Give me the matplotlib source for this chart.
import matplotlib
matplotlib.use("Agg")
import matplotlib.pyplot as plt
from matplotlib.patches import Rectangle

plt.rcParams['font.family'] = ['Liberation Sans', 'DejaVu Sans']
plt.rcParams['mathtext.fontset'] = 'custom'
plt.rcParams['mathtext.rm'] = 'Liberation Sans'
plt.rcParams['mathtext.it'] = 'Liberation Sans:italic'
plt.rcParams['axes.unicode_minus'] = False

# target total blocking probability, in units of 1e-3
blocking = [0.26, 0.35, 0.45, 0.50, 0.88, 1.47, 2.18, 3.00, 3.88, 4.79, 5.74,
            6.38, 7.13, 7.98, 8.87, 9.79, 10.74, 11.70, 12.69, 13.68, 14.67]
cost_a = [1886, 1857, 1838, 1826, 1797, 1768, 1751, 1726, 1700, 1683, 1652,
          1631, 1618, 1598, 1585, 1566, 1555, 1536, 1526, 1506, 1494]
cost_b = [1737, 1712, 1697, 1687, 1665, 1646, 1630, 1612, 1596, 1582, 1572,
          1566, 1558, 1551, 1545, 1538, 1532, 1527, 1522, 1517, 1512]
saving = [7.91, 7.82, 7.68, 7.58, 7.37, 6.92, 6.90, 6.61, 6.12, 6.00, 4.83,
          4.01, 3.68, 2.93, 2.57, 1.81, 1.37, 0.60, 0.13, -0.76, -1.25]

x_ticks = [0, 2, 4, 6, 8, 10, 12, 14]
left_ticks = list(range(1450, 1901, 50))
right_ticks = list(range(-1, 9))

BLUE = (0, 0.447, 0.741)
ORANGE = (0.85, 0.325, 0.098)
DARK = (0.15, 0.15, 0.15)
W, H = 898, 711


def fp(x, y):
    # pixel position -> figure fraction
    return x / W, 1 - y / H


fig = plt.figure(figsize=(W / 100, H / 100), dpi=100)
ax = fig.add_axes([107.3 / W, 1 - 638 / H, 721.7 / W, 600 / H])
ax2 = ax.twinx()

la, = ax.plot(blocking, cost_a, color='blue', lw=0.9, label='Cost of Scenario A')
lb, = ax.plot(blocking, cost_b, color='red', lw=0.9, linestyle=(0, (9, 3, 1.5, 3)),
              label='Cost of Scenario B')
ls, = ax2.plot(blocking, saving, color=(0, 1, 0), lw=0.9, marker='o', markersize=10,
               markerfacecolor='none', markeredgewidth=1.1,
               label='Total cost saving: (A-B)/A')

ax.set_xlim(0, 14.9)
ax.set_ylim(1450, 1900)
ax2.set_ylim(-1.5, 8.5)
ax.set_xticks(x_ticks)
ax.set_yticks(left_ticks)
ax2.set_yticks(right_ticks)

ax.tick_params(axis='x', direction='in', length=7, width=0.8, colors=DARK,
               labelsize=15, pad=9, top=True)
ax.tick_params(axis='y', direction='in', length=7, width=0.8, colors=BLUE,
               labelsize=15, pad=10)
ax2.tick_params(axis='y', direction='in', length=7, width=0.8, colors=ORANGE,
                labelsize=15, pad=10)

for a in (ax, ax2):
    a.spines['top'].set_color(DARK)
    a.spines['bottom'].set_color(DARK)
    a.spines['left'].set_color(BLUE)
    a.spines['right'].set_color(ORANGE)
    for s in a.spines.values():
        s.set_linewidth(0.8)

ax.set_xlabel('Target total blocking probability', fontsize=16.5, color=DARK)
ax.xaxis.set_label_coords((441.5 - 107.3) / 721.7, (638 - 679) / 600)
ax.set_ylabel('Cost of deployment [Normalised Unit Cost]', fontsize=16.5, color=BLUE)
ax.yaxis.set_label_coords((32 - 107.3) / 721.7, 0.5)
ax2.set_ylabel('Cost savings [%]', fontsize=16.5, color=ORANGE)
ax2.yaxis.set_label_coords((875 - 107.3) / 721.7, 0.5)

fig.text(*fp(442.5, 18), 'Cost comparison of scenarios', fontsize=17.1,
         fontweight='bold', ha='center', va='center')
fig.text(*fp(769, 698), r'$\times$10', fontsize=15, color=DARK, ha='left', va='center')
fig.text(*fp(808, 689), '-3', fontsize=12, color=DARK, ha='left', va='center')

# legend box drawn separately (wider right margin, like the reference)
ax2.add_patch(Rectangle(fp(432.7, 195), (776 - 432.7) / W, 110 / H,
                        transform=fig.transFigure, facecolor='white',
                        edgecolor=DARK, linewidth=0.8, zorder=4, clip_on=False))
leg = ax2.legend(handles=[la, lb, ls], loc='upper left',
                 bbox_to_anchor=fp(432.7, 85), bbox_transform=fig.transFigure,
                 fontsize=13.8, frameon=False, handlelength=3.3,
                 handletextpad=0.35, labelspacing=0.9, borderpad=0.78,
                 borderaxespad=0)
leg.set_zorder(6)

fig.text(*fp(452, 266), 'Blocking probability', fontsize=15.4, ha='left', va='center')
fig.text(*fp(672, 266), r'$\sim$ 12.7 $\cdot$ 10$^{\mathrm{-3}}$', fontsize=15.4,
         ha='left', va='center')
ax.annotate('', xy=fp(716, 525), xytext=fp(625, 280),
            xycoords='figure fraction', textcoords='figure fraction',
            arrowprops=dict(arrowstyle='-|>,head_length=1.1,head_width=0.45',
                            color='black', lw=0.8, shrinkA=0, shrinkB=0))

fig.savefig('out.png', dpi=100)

______

▸ **Problem description**:
Begin with the first line of the data above and, please, print each line exactly until you have printed the line containing "from matplotlib.patches import Rectangle"; print nothing else.

▸ **Response to the task**:
Give me the matplotlib source for this chart.
import matplotlib
matplotlib.use("Agg")
import matplotlib.pyplot as plt
from matplotlib.patches import Rectangle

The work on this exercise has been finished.